## Work required
Reproduce exactly, and only, the lines of the material below running from the line bearing "Rebuild this chart" through the line bearing "y2 = alt.Y2(datum=1350)". Leave any pictures out.

## Listing
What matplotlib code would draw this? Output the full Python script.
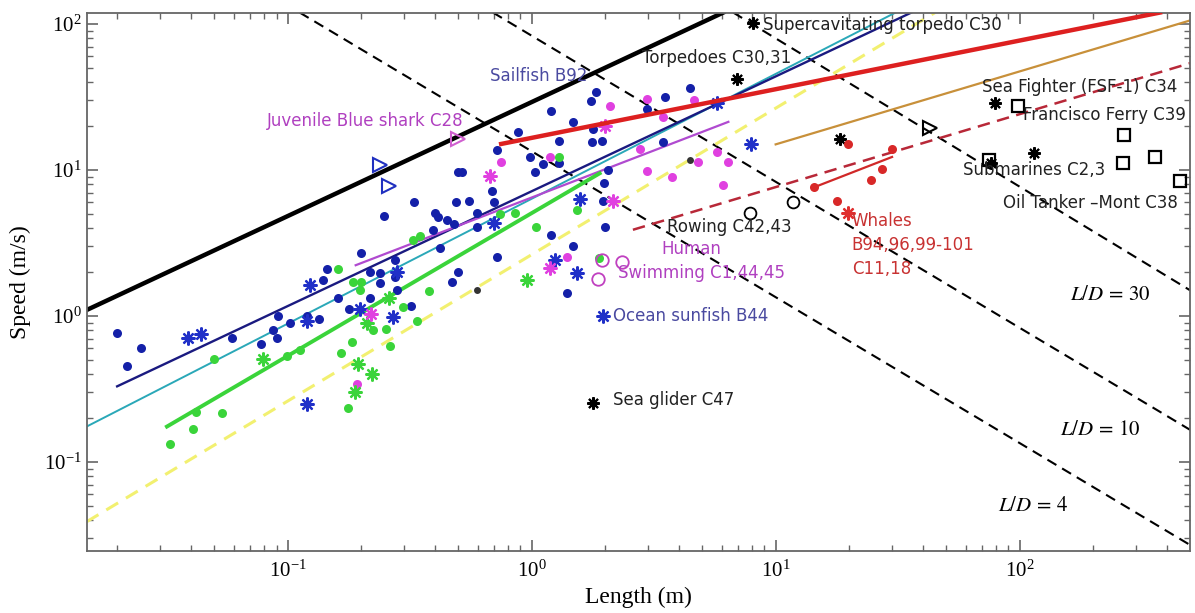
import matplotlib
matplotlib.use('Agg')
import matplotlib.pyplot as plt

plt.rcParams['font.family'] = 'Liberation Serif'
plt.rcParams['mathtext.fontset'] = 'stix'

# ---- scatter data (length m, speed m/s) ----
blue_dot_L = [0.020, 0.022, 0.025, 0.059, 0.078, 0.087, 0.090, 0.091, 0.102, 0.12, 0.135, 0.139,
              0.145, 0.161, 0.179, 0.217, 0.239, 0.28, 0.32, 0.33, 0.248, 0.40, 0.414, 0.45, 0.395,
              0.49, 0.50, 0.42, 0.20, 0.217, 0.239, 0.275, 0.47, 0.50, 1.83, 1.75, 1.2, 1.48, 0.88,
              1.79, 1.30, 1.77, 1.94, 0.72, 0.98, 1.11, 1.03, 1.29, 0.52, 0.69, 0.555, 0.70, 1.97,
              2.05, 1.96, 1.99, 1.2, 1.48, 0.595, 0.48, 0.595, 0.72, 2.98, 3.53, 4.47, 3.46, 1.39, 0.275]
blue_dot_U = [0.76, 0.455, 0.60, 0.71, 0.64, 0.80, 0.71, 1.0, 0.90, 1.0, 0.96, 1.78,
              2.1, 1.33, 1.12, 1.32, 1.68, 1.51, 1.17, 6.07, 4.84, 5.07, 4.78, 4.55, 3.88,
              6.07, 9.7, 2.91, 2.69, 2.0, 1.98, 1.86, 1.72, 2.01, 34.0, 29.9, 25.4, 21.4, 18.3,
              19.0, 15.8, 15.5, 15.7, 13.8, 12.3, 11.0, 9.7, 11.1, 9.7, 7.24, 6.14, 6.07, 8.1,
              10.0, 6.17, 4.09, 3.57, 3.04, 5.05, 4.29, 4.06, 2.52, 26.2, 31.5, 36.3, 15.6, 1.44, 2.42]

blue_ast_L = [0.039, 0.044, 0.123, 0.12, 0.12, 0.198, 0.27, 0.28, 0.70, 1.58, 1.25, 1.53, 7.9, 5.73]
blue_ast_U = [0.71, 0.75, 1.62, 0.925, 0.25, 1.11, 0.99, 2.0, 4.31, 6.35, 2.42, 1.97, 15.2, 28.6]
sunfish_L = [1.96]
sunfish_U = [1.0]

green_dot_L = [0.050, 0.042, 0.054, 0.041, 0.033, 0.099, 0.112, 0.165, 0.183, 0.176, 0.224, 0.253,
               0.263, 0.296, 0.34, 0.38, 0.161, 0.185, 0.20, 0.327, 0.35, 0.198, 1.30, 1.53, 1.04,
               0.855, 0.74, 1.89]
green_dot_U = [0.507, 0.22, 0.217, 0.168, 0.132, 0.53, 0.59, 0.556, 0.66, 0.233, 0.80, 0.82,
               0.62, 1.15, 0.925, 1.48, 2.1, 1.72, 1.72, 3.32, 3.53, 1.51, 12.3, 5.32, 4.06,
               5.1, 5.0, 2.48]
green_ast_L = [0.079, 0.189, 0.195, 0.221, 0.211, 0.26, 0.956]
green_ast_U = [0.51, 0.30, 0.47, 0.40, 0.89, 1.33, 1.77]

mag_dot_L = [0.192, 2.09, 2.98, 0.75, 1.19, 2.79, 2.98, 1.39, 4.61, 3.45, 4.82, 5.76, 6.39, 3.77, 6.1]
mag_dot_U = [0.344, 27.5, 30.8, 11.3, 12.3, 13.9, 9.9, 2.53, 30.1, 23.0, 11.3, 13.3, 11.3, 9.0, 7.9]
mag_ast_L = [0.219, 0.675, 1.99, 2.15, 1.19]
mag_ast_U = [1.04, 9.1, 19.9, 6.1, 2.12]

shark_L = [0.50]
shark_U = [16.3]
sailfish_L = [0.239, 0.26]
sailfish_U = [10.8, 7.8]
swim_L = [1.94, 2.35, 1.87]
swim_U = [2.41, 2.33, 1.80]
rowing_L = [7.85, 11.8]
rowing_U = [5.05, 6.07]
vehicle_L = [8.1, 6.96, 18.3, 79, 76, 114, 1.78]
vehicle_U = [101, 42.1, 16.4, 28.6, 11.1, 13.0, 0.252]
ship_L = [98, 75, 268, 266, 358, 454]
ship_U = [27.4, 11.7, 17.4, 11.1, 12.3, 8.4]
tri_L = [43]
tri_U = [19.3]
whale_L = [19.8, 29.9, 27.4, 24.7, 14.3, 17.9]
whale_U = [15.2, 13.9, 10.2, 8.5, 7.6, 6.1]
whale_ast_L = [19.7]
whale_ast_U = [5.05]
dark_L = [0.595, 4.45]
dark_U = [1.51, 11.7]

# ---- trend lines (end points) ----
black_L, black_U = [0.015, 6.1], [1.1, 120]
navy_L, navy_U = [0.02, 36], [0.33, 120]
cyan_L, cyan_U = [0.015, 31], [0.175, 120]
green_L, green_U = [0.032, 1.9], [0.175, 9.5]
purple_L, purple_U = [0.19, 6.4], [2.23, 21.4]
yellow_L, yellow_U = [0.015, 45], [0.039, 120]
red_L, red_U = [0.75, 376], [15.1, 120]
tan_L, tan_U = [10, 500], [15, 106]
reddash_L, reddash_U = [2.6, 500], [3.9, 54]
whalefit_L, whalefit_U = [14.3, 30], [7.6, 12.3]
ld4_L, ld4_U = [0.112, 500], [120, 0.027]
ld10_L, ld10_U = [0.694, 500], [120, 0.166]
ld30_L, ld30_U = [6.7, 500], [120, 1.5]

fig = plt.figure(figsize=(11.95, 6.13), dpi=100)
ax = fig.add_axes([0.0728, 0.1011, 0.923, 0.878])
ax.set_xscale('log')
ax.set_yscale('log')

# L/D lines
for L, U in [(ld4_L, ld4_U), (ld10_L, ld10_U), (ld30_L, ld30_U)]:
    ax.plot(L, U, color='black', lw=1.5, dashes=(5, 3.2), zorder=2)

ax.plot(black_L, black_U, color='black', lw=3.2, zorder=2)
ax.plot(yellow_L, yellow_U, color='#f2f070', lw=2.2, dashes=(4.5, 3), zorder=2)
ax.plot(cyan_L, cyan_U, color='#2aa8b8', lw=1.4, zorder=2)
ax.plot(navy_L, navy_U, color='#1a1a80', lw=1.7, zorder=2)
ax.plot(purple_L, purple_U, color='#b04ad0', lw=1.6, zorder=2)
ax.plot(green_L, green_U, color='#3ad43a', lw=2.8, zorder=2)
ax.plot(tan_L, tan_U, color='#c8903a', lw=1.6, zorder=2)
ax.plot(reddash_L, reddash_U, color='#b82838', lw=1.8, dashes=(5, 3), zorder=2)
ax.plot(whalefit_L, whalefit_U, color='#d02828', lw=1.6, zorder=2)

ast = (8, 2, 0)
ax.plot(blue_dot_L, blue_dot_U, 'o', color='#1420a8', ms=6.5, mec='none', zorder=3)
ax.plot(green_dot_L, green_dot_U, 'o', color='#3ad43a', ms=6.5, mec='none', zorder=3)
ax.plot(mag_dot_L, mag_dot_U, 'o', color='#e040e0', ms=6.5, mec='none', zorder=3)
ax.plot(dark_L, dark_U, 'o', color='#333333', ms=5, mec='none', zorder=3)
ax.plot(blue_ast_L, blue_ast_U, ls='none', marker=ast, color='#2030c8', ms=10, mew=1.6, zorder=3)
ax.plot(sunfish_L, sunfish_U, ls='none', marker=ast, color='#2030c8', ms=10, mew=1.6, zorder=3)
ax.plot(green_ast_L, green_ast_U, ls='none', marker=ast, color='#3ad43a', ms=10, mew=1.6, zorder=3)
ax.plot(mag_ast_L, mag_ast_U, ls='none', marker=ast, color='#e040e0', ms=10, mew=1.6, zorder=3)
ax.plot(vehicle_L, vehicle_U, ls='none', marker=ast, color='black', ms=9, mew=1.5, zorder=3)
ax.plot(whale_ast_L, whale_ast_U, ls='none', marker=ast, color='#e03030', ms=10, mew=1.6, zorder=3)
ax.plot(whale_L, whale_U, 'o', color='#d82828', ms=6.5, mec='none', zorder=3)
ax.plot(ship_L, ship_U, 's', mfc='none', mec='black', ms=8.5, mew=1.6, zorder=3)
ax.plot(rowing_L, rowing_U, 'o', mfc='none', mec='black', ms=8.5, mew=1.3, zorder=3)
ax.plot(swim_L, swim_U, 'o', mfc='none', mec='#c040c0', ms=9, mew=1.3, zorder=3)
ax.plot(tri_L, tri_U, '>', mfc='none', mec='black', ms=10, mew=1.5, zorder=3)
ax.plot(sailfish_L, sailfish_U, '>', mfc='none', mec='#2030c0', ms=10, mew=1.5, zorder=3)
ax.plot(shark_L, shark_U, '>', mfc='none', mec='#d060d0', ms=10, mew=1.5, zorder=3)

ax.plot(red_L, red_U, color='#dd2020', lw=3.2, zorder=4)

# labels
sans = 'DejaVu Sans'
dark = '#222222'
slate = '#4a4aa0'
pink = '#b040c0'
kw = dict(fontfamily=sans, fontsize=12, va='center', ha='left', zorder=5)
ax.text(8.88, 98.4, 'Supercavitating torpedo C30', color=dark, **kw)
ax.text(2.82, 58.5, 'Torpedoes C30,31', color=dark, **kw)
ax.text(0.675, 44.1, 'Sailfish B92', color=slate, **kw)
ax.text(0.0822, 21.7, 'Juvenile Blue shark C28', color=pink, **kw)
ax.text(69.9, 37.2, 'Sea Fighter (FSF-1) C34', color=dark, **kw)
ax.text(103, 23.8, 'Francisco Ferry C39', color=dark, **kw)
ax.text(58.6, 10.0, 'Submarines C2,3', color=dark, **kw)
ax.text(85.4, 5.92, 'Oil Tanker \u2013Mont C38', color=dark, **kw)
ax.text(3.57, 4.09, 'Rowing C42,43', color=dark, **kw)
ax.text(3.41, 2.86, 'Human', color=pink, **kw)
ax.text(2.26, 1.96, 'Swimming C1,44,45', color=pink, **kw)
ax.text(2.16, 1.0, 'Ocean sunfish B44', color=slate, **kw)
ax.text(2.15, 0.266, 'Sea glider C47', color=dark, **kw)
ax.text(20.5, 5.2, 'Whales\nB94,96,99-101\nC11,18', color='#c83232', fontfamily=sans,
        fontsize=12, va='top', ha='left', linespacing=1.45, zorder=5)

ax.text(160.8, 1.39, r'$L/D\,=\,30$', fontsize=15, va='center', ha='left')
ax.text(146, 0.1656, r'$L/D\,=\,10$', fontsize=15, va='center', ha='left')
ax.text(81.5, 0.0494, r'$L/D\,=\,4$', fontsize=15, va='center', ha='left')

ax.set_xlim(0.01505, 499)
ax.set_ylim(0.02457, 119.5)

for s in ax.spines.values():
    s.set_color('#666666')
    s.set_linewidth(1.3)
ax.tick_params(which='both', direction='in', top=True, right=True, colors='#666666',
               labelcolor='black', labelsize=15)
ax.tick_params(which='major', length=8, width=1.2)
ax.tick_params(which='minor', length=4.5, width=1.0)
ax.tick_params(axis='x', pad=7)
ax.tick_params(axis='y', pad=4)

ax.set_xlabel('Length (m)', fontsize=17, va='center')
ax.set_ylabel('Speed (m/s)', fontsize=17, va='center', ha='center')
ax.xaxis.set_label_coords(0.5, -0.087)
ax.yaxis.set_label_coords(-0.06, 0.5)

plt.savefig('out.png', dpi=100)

==

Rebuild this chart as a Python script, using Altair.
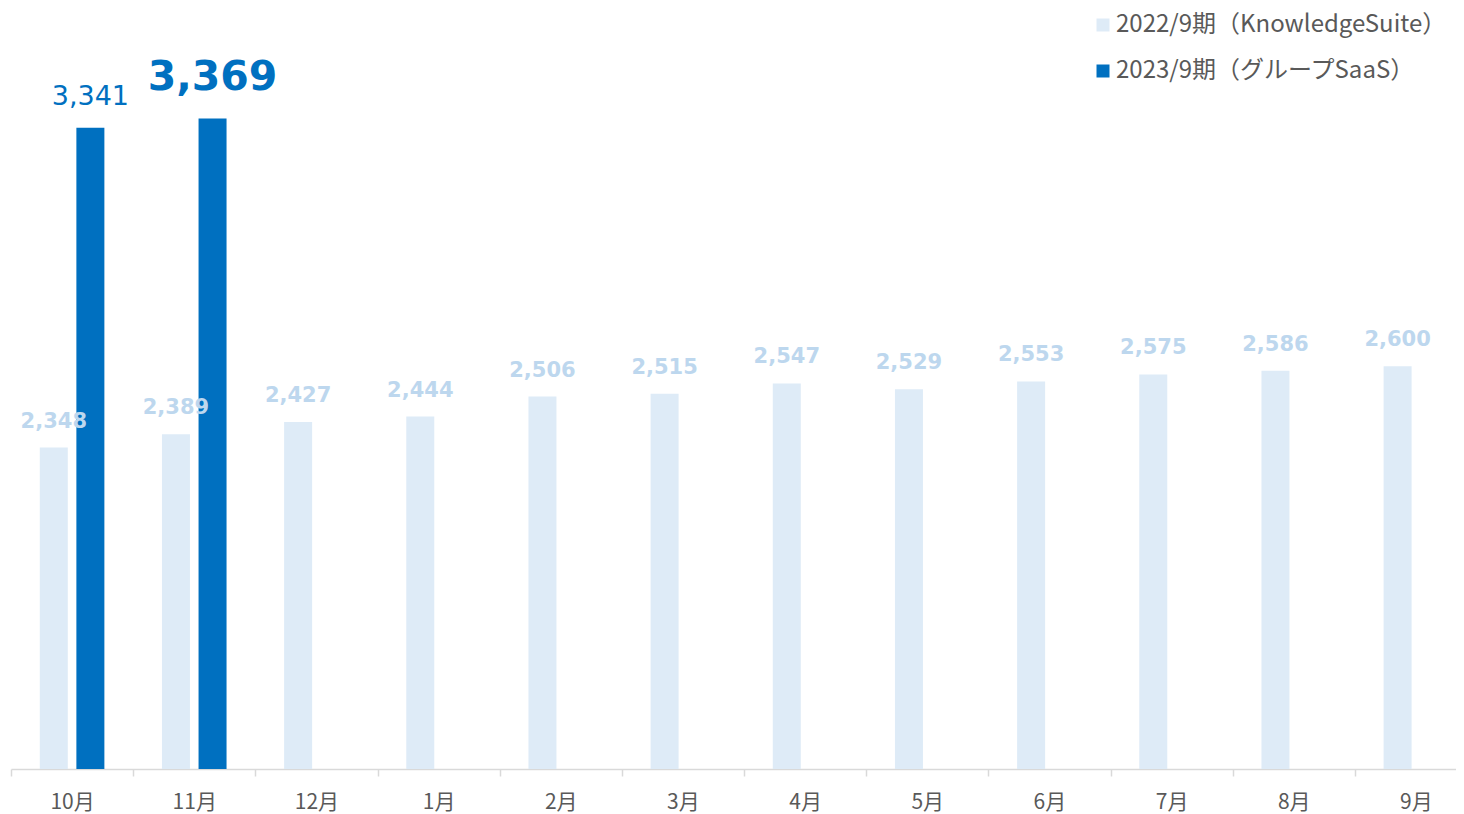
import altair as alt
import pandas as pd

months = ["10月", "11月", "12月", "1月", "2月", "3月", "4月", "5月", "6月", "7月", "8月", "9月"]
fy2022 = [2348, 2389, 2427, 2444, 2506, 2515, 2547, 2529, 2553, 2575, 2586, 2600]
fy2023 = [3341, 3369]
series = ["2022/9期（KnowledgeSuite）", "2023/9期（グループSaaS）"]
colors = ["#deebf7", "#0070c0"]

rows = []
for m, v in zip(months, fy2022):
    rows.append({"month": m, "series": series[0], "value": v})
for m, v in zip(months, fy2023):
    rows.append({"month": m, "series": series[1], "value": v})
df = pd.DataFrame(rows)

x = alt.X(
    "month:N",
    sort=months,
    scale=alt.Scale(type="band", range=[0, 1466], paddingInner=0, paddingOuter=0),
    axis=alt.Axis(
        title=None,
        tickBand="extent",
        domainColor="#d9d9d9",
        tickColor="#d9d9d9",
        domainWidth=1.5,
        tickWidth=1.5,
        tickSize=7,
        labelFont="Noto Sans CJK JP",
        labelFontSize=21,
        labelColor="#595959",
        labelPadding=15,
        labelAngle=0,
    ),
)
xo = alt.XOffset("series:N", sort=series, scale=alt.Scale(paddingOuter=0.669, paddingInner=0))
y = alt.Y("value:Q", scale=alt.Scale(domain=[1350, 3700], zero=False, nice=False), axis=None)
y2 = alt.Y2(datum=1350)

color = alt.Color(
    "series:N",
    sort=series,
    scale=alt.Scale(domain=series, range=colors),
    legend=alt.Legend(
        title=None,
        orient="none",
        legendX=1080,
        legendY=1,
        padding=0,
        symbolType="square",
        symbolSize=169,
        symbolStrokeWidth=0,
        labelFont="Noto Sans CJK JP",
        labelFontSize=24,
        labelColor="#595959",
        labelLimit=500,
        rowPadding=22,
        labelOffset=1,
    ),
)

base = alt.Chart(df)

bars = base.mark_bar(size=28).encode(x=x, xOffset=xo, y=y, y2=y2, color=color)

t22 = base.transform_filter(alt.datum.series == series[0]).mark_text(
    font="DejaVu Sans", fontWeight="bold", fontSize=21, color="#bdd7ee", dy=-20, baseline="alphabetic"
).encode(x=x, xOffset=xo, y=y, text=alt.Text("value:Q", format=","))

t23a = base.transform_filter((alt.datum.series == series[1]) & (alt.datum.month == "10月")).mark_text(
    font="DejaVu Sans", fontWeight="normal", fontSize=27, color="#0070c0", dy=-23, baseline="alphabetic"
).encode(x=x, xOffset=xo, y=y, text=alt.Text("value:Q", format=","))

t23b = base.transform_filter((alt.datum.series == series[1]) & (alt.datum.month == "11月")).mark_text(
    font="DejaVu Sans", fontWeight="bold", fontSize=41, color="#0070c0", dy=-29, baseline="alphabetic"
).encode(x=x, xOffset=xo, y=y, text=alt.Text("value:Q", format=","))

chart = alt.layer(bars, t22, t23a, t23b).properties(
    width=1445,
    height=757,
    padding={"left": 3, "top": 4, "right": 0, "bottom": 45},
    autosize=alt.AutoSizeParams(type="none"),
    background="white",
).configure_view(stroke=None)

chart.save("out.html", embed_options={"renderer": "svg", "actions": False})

--

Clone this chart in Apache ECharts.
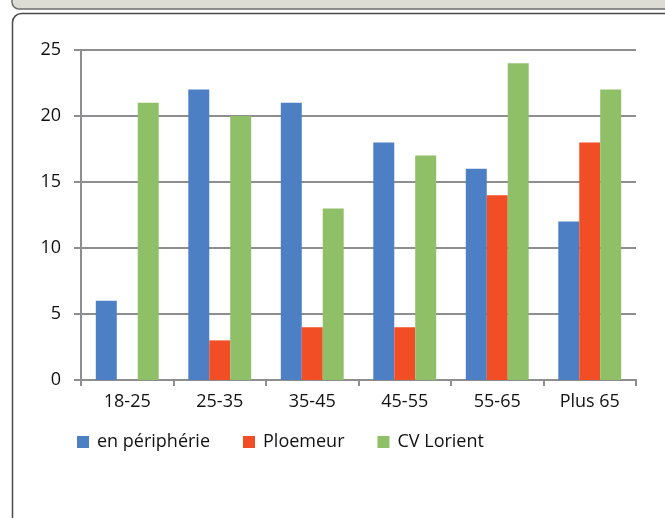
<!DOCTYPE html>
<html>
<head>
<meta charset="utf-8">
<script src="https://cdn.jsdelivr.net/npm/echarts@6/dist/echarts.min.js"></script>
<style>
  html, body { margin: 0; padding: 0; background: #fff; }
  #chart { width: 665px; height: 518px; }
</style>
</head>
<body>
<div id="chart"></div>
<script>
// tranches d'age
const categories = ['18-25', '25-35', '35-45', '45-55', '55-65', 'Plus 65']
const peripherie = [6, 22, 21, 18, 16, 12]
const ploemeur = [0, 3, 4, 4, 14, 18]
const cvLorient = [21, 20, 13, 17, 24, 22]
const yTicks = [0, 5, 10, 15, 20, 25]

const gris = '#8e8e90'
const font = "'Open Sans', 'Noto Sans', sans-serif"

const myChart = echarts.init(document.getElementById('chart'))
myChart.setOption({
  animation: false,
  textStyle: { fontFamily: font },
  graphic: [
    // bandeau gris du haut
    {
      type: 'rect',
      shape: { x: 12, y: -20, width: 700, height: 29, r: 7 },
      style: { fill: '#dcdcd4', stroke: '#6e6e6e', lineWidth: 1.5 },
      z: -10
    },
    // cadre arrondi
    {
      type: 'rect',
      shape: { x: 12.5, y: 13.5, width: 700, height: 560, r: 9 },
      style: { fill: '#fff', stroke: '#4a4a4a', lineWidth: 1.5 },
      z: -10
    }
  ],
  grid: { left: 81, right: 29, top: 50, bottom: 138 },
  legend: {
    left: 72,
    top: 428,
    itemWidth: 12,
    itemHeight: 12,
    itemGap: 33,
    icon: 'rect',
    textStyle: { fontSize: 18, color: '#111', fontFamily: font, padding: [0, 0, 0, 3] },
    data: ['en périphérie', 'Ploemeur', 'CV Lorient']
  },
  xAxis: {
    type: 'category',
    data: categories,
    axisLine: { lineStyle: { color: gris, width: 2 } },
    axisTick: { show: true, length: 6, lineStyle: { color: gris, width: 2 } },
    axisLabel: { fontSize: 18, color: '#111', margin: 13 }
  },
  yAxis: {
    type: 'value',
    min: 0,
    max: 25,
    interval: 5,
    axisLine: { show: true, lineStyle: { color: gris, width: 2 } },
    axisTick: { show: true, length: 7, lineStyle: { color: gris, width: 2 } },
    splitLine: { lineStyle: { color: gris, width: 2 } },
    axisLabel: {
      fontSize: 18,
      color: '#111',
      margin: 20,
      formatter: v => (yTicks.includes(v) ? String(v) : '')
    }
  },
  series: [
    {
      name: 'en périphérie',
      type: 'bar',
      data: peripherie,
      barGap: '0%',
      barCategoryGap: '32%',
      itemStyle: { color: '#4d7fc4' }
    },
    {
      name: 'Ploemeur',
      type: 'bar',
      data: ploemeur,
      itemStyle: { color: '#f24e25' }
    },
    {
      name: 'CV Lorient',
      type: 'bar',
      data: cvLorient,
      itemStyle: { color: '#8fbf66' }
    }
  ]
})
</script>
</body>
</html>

## Answer to this problem
Rebuild this chart as a Python script, using Altair.
import altair as alt
import pandas as pd

months = ["10月", "11月", "12月", "1月", "2月", "3月", "4月", "5月", "6月", "7月", "8月", "9月"]
fy2022 = [2348, 2389, 2427, 2444, 2506, 2515, 2547, 2529, 2553, 2575, 2586, 2600]
fy2023 = [3341, 3369]
series = ["2022/9期（KnowledgeSuite）", "2023/9期（グループSaaS）"]
colors = ["#deebf7", "#0070c0"]

rows = []
for m, v in zip(months, fy2022):
    rows.append({"month": m, "series": series[0], "value": v})
for m, v in zip(months, fy2023):
    rows.append({"month": m, "series": series[1], "value": v})
df = pd.DataFrame(rows)

x = alt.X(
    "month:N",
    sort=months,
    scale=alt.Scale(type="band", range=[0, 1466], paddingInner=0, paddingOuter=0),
    axis=alt.Axis(
        title=None,
        tickBand="extent",
        domainColor="#d9d9d9",
        tickColor="#d9d9d9",
        domainWidth=1.5,
        tickWidth=1.5,
        tickSize=7,
        labelFont="Noto Sans CJK JP",
        labelFontSize=21,
        labelColor="#595959",
        labelPadding=15,
        labelAngle=0,
    ),
)
xo = alt.XOffset("series:N", sort=series, scale=alt.Scale(paddingOuter=0.669, paddingInner=0))
y = alt.Y("value:Q", scale=alt.Scale(domain=[1350, 3700], zero=False, nice=False), axis=None)
y2 = alt.Y2(datum=1350)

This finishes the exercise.